We live in a complicated, often bizarre, world. As a newspaper editor, I sometimes get an unwanted front-row seat to tragedy as it unfolds. Last week I watched as the heart-breaking tale of Amanda Todd unfolded.

We live in a complicated, often bizarre, world.

As a newspaper editor, I sometimes get an unwanted front-row seat to tragedy as it unfolds.

Last week I watched as the heart-breaking tale of Amanda Todd unfolded. First it appeared to be a case of a young person succumbing to peer-group bullying. Then it appeared that Amanda took her own life after falling prey to an organized online older sexual predator.

By the end of this week, it was alleged that more individuals may have been involved. By tomorrow I suspect there'll be new information or misinformation fighting for our attention.

When I started in the news business, news cycles were pretty much daily. But fast forward a couple of decades later and there really is no such thing as a news cycle. It's more like a constantly swirling river racing by. In that torrent of information there is also opinion, speculation, outright lies, and a lot of people screaming "help me," or just plain "watch me."

The river has expanded to include social media - a veritable flash flood of all of the above. I've come to accept this new world - in fact, there are days when I, like those folks sweeping by me in the river, feel part of an exciting whitewater journey. But sometimes it just feels like we're all in one big sewer pipe.

I was truly shaken by what I witnessed this week when an online group 'outed' someone they thought was implicated in the Amanda Todd situation.

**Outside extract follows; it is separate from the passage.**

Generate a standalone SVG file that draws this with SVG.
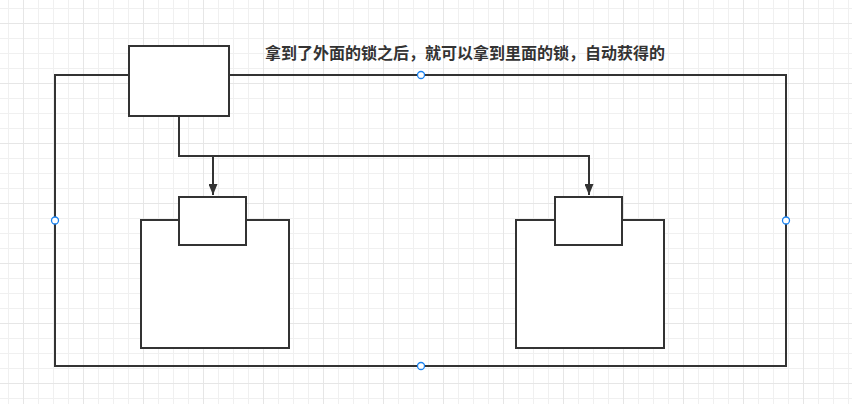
<svg xmlns="http://www.w3.org/2000/svg" width="852" height="404" viewBox="0 0 852 404">
<defs>
<pattern id="minor" x="8" y="8" width="15" height="15" patternUnits="userSpaceOnUse">
<path d="M0 0.5H15M0.5 0V15" fill="none" stroke="#f0f0f0" stroke-width="1"/>
</pattern>
<pattern id="major" x="23" y="23" width="60" height="60" patternUnits="userSpaceOnUse">
<path d="M0 0.5H60M0.5 0V60" fill="none" stroke="#e6e6e6" stroke-width="1"/>
</pattern>
<marker id="arrow" markerWidth="11" markerHeight="9" refX="11" refY="4.5" orient="auto" markerUnits="userSpaceOnUse" viewBox="0 0 11 9">
<path d="M0 0L11 4.5L0 9Z" fill="#333"/>
</marker>
</defs>
<style>
.box{fill:#fff;stroke:#333;stroke-width:2}
.frame{fill:none;stroke:#333;stroke-width:2}
.edge{fill:none;stroke:#333;stroke-width:2}
.handle{fill:#fff;stroke:#1a82f0;stroke-width:1.3}
.label{font-family:"Noto Sans CJK SC","Liberation Sans",sans-serif;font-size:16px;font-weight:bold;fill:#333}
</style>
<rect width="852" height="404" fill="#fff"/>
<rect width="852" height="404" fill="url(#minor)"/>
<rect width="852" height="404" fill="url(#major)"/>

<g id="outer">
<rect class="frame" x="55" y="75" width="731" height="291"/>
</g>

<g id="left-container">
<rect class="box" x="141" y="220" width="148" height="128"/>
</g>
<g id="left-lock">
<rect class="box" x="179" y="197" width="67" height="48"/>
</g>

<g id="right-container">
<rect class="box" x="516" y="220" width="148" height="128"/>
</g>
<g id="right-lock">
<rect class="box" x="555" y="197" width="67" height="48"/>
</g>

<g id="outer-lock">
<rect class="box" x="129" y="46" width="100" height="70"/>
</g>

<g id="connectors">
<path class="edge" d="M179 116V156H213V195" marker-end="url(#arrow)"/>
<path class="edge" d="M179 156H589V195" marker-end="url(#arrow)"/>
</g>

<g id="title">
<text class="label" x="465" y="59" text-anchor="middle">拿到了外面的锁之后，就可以拿到里面的锁，自动获得的</text>
</g>

<g id="handles">
<circle class="handle" cx="421" cy="75" r="3.5"/>
<circle class="handle" cx="55" cy="220.5" r="3.5"/>
<circle class="handle" cx="786" cy="220.5" r="3.5"/>
<circle class="handle" cx="421" cy="366" r="3.5"/>
</g>
</svg>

I watched as 'Anonymous' - an online hacker group known for tracing and revealing private data - named an individual as Todd's persecutor and gave his supposed location in New Westminster. In minutes there was a virtual 'pile on' with a potential threat to find the guy and do him bodily harm.

Few folks on Twitter or Facebook questioned the information on the individual, and fewer still seemed to pause for a moment and think it might be unwise to spread the information. I watched as the online mob grew. And more people tweeted the information, and still others shared it via Facebook.

As it turned out the individual did not live at the address that was spread globally online within minutes - impossible to retrieve. When our reporter checked with the local police, they had determined that a family lived at that address, who had no knowledge of the alleged tormentor.

When the young man was tracked down in another city, his mother was understandably frightened for his safety and her family's safety. She said his siblings are now being tormented at school.

Why did people assume that the information provided by an anonymous hackers' group was infallible? Why did everyone assume that the young man named was, indeed, the person who was taunting Amanda online? Given the possibility of identification theft, and folks just using other people's names to hide behind, it was reckless to assume his identity was factual, or that he was guilty.

I don't know if the young man who was subjected to the online lynch mob helped push Amanda into a desperate and tragic act. But, what I do know for sure is that there is something ugly and deeply troubling when people of usually sound mind jump on the 'get 'em' bandwagon so easily.

Is it just easier to hit a button on a computer keyboard? Would these same people chase a guy down a street if someone told them to do it? Does it seem 'unreal' on a computer screen - so unreal that it won't have a real physical or emotional impact on another human being?

Isn't this what Amanda's bullies thought?

Is it OK to bully the bullies? And then where does it stop?

Surely we are no better than the bullies for egging on any kind of behaviour that denies someone the right to explain themselves and be subject to a proper investigation.

Social media and the online world is an amazing virtual universe. People can connect and do incredible good works.

The ability to share thoughts, insights, hopes and successes with people around the globe almost instantaneously is mind-boggling. But sometimes it reveals just how out-of-touch we are with our emotional triggers. Triggers that, apparently, don't require much to unleash.